Directive: Gather up every line from the entries below that uses the word "Emit".

•••••

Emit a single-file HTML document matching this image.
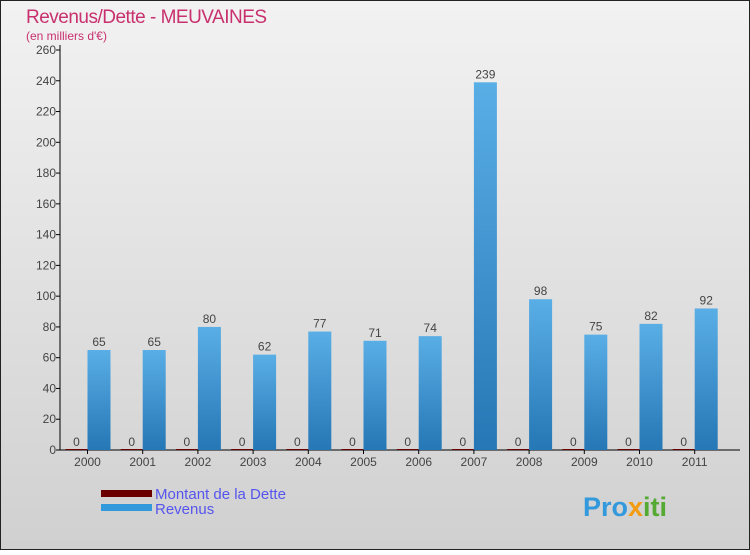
<!DOCTYPE html>
<html><head><meta charset="utf-8"><style>
body{margin:0;width:750px;height:550px;overflow:hidden;font-family:"Liberation Sans",sans-serif}
</style></head><body>
<svg width="750" height="550" xmlns="http://www.w3.org/2000/svg">
<defs>
<linearGradient id="bg" x1="0" y1="0" x2="0" y2="1"><stop offset="0" stop-color="#f2f2f2"/><stop offset="1" stop-color="#d0d0d0"/></linearGradient>
<linearGradient id="bar" x1="0" y1="0" x2="0" y2="1"><stop offset="0" stop-color="#5aaee6"/><stop offset="1" stop-color="#2577b5"/></linearGradient>
</defs>
<rect x="0.5" y="0.5" width="749" height="549" fill="url(#bg)" stroke="#222"/>
<text x="26" y="23" font-size="19" fill="#c8306e" style="letter-spacing:-0.5px">Revenus/Dette - MEUVAINES</text>
<text x="26" y="40" font-size="12" fill="#c8306e">(en milliers d'€)</text>
<g id="axes"></g>
<g id="bars"></g>
<g>
<rect x="101" y="490" width="51" height="7" fill="#6b0000"/>
<text x="155" y="499" font-size="15" fill="#5555ee">Montant de la Dette</text>
<rect x="101" y="504" width="51" height="7" fill="#3399dd"/>
<text x="155" y="514" font-size="15" fill="#5555ee">Revenus</text>
</g>
<text x="583" y="516" font-size="27" font-weight="bold" fill="#3399dd">Pro<tspan fill="#f39c12">x</tspan><tspan fill="#55aa33">iti</tspan></text>
</svg>
<script>
const years=["2000","2001","2002","2003","2004","2005","2006","2007","2008","2009","2010","2011"];
const dette=[0,0,0,0,0,0,0,0,0,0,0,0];
const revenus=[65,65,80,62,77,71,74,239,98,75,82,92];
const yTicks=[0,20,40,60,80,100,120,140,160,180,200,220,240,260];
const NS="http://www.w3.org/2000/svg";
const x0=60,band=55.2,y0=450,yMax=260,ph=400;
const y=v=>y0-v/yMax*ph;
const cx=i=>x0+band*i+27.5;
function mk(t,a,p,txt){const e=document.createElementNS(NS,t);for(const k in a)e.setAttribute(k,a[k]);if(txt!==undefined)e.textContent=txt;p.appendChild(e);return e;}
const ax=document.getElementById('axes'),bg=document.getElementById('bars');
let l=mk('line',{x1:x0,y1:y0,x2:740,y2:y0,stroke:'#000'},ax);


l=mk('line',{x1:x0,y1:y0,x2:x0,y2:45,stroke:'#000'},ax);


yTicks.forEach(v=>{
 const t=mk('line',{x1:x0-4,y1:y(v),x2:x0,y2:y(v),stroke:'#000'},ax);
 
 
 const s=mk('text',{x:x0-4,y:y(v)+4,'font-size':12,fill:'#444','text-anchor':'end'},ax,v);
 
 
});
years.forEach((yr,i)=>{
 const c=cx(i);
 const t=mk('line',{x1:c,y1:y0,x2:c,y2:y0+4,stroke:'#000'},ax);
 
 
 const s=mk('text',{x:c,y:y0+16,'font-size':12,fill:'#444','text-anchor':'middle'},ax,yr);
 
 
 const dh=Math.max(dette[i]/yMax*ph,1);
 const d=mk('rect',{x:c-22,y:y(dette[i])-(dette[i]?0:1),width:22,height:dh,fill:'#6b0000'},bg);
 
 
 const dl=mk('text',{x:c-11,y:y(dette[i])-4,'font-size':12,fill:'#444','text-anchor':'middle'},bg,dette[i]);
 
 
 const r=mk('rect',{x:c,y:y(revenus[i]),width:23,height:revenus[i]/yMax*ph,fill:'url(#bar)'},bg);
 
 
 const rl=mk('text',{x:c+11.5,y:y(revenus[i])-4,'font-size':12,fill:'#444','text-anchor':'middle'},bg,revenus[i]);
 
 
});
</script>
</body></html>
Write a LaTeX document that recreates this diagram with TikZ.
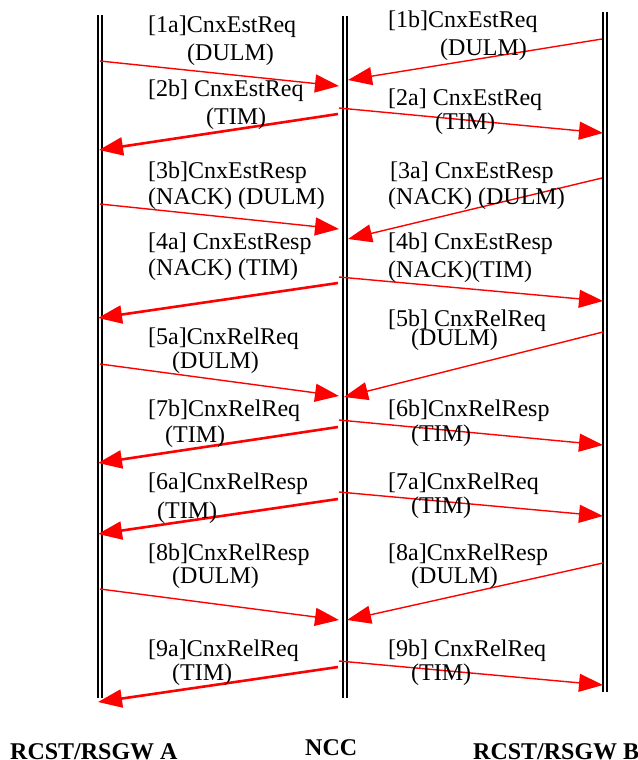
\documentclass[tikz,border=0pt]{standalone}
\usepackage{fontspec}
\setmainfont{Liberation Serif}
\usetikzlibrary{arrows.meta}
\definecolor{msgred}{RGB}{255,0,0}
\tikzset{
  lifeline/.style={draw=black, line width=1.8pt},
  msg/.style={draw=msgred, line width=1.4pt, -{Triangle[length=24pt,width=18pt]}},
  msgthick/.style={msg, line width=2.6pt},
  lbl/.style={anchor=west, inner sep=0pt, font=\fontsize{24}{28}\selectfont},
  party/.style={anchor=west, inner sep=0pt, font=\fontsize{24}{28}\selectfont\bfseries},
}
\begin{document}
\begin{tikzpicture}[x=1pt, y=-1pt]
\useasboundingbox (0,0) rectangle (637,760);

% lifelines (double rules)
\draw[lifeline] (98,15) -- (98,698);
\draw[lifeline] (102,15) -- (102,698);
\draw[lifeline] (343,16) -- (343,698);
\draw[lifeline] (347,16) -- (347,698);
\draw[lifeline] (603,12) -- (603,692);
\draw[lifeline] (607,12) -- (607,692);

% endpoints on the lifelines
\coordinate (a1) at (100,61);   \coordinate (n1) at (339,86);
\coordinate (b1) at (602,39);   \coordinate (n1r) at (348,80);
\coordinate (n2) at (338,114);  \coordinate (a2) at (99,150);
\coordinate (n2r) at (339,108); \coordinate (b2) at (603,133);
\coordinate (a3) at (100,204);  \coordinate (n3) at (339,229);
\coordinate (b3) at (602,178);  \coordinate (n3r) at (348,239);
\coordinate (n4) at (338,283);  \coordinate (a4) at (98,318);
\coordinate (n4r) at (339,277); \coordinate (b4) at (603,301);
\coordinate (a5) at (100,364);  \coordinate (n5) at (339,396);
\coordinate (b5) at (603,332);  \coordinate (n5r) at (344,397);
\coordinate (n6) at (338,427);  \coordinate (a6) at (98,463);
\coordinate (n6r) at (339,420); \coordinate (b6) at (603,445);
\coordinate (n7) at (338,499);  \coordinate (a7) at (98,534);
\coordinate (n7r) at (339,492); \coordinate (b7) at (603,516);
\coordinate (a8) at (100,589);  \coordinate (n8) at (339,620);
\coordinate (b8) at (603,563);  \coordinate (n8r) at (347,620);
\coordinate (n9) at (338,667);  \coordinate (a9) at (98,702);
\coordinate (n9r) at (339,661); \coordinate (b9) at (603,685);

% messages
\draw[msg] (a1) -- (n1);
\draw[msg] (b1) -- (n1r);
\draw[msgthick] (n2) -- (a2);
\draw[msg] (n2r) -- (b2);
\draw[msg] (a3) -- (n3);
\draw[msg] (b3) -- (n3r);
\draw[msgthick] (n4) -- (a4);
\draw[msg] (n4r) -- (b4);
\draw[msg] (a5) -- (n5);
\draw[msg] (b5) -- (n5r);
\draw[msgthick] (n6) -- (a6);
\draw[msg] (n6r) -- (b6);
\draw[msgthick] (n7) -- (a7);
\draw[msg] (n7r) -- (b7);
\draw[msg] (a8) -- (n8);
\draw[msg] (b8) -- (n8r);
\draw[msgthick] (n9) -- (a9);
\draw[msg] (n9r) -- (b9);

% message labels
\node[lbl] (l1a) at (148,27) {[1a]CnxEstReq};
\node[lbl] (l1a2) at (187,55) {(DULM)};
\node[lbl] (l1b) at (388,22) {[1b]CnxEstReq};
\node[lbl] (l1b2) at (440,50) {(DULM)};
\node[lbl] (l2b) at (148,91) {[2b] CnxEstReq};
\node[lbl] (l2b2) at (206,119) {(TIM)};
\node[lbl] (l2a) at (388,100) {[2a] CnxEstReq};
\node[lbl] (l2a2) at (435,124) {(TIM)};
\node[lbl] (l3b) at (148,173) {[3b]CnxEstResp};
\node[lbl] (l3b2) at (148,199) {(NACK) (DULM)};
\node[lbl] (l3a) at (390,173) {[3a] CnxEstResp};
\node[lbl] (l3a2) at (388,199) {(NACK) (DULM)};
\node[lbl] (l4a) at (148,244) {[4a] CnxEstResp};
\node[lbl] (l4a2) at (148,270) {(NACK) (TIM)};
\node[lbl] (l4b) at (388,244) {[4b] CnxEstResp};
\node[lbl] (l4b2) at (388,272) {(NACK)(TIM)};
\node[lbl] (l5a) at (148,339) {[5a]CnxRelReq};
\node[lbl] (l5a2) at (172,363) {(DULM)};
\node[lbl] (l5b) at (388,321) {[5b] CnxRelReq};
\node[lbl] (l5b2) at (411,340) {(DULM)};
\node[lbl] (l7b) at (148,411) {[7b]CnxRelReq};
\node[lbl] (l7b2) at (165,437) {(TIM)};
\node[lbl] (l6b) at (388,411) {[6b]CnxRelResp};
\node[lbl] (l6b2) at (411,436) {(TIM)};
\node[lbl] (l6a) at (148,484) {[6a]CnxRelResp};
\node[lbl] (l6a2) at (157,513) {(TIM)};
\node[lbl] (l7a) at (388,484) {[7a]CnxRelReq};
\node[lbl] (l7a2) at (411,508) {(TIM)};
\node[lbl] (l8b) at (148,555) {[8b]CnxRelResp};
\node[lbl] (l8b2) at (172,578) {(DULM)};
\node[lbl] (l8a) at (388,555) {[8a]CnxRelResp};
\node[lbl] (l8a2) at (411,578) {(DULM)};
\node[lbl] (l9a) at (148,651) {[9a]CnxRelReq};
\node[lbl] (l9a2) at (172,675) {(TIM)};
\node[lbl] (l9b) at (388,651) {[9b] CnxRelReq};
\node[lbl] (l9b2) at (411,675) {(TIM)};

% parties
\node[party] (pa) at (10,752) {RCST/RSGW A};
\node[party] (pn) at (305,748) {NCC};
\node[party] (pb) at (473,752) {RCST/RSGW B};
\end{tikzpicture}
\end{document}
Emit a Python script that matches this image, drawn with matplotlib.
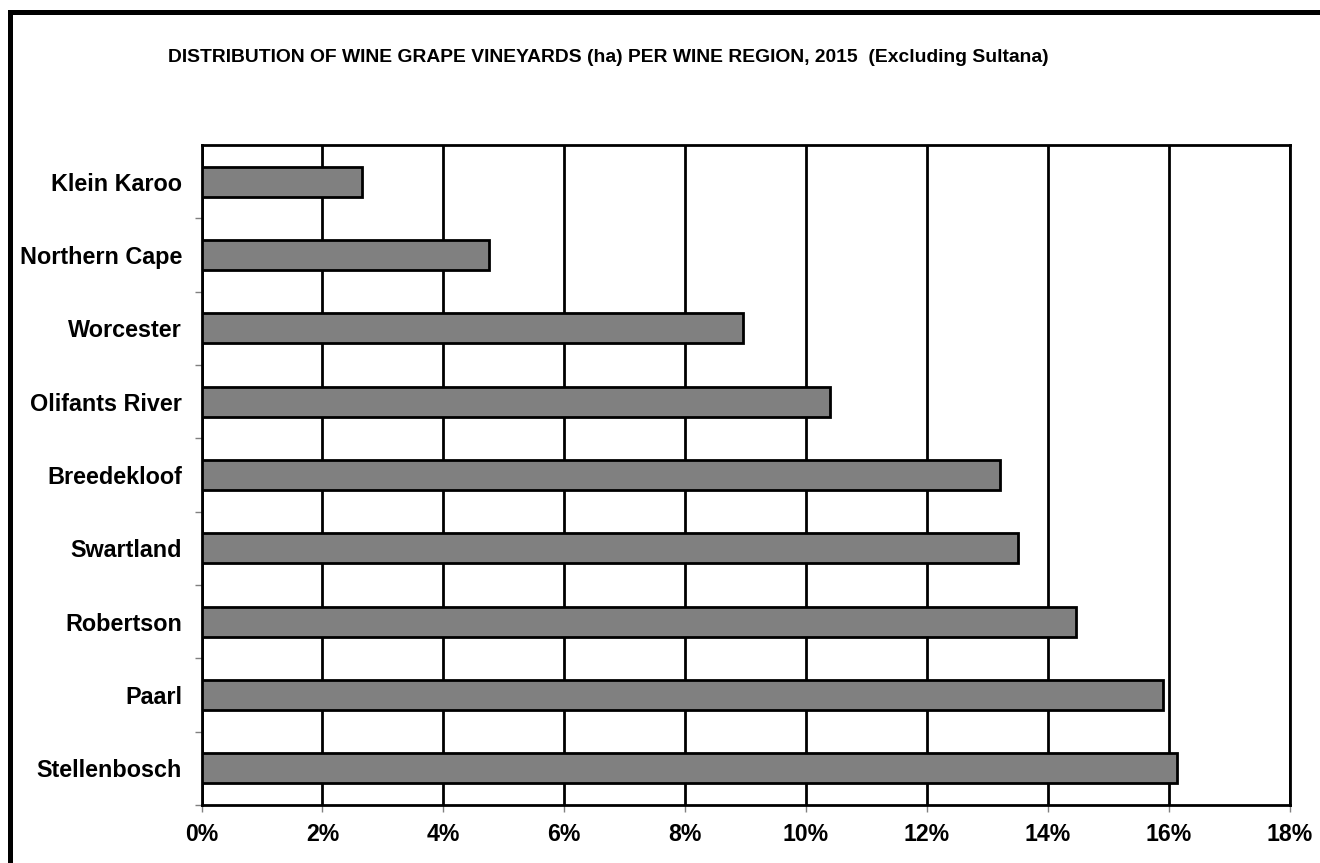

•••••

Complete response:
Emit a single-file HTML document matching this image.
Emit a Python script that matches this image, drawn with matplotlib.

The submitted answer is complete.